I saw grass today and it was like being transported to a mythical country.
It’s something for a person raised in the Midwest, who has lived here for 70 years, and just got back from Alaska, to be sniveling with gratitude about twelve blades of grass at the end of the block.
It’s the unique magic of winter. It makes you all happy at the beginning, stoic in the middle, and sniveling and weak at the end.
The winter has definitely contributed to my intermittent bouts of pretend frailty. I’ve made the ice on the driveway a murderer lying in wait so I tiptoe out of the back door to my car like a fairy princess lest I awake the monster. Oh little sweet defenseless me!
After my husband read my post about my cochlear implant battery dying, another episode of weeping defenselessness, he motioned at my closet and said, “You need to put on a power suit and get your act together.” It’s one of the things I like best about him. He is the least emotionally indulgent person I’ve ever met.

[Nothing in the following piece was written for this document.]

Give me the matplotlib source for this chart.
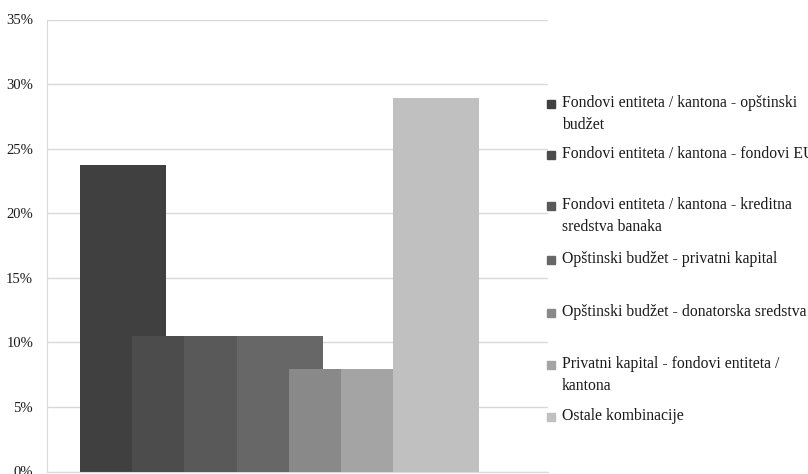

He isn’t cold or unfeeling. He just doesn’t indulge a lot of weak talk. Like “I can’t get this project done.” “Nobody likes my essay.” “My life is pointless.” “The ice is too slippery.” He just yawns and goes back to reading the paper. This tactic has kept me going for 35 years. I think he learned it in some deescalation workshop when he was a youth worker a century ago. Ignore lamenting and it will go away.
I’ve come to depend on this reaction of his. There’s no sympathy here, little lady.
Being on the receiving end of sympathy is nice sometimes but it can quickly become a debilitating thing, at least for me. When people feel sorry for me, I get worse. I don’t know what it’s like for other people. I never presume.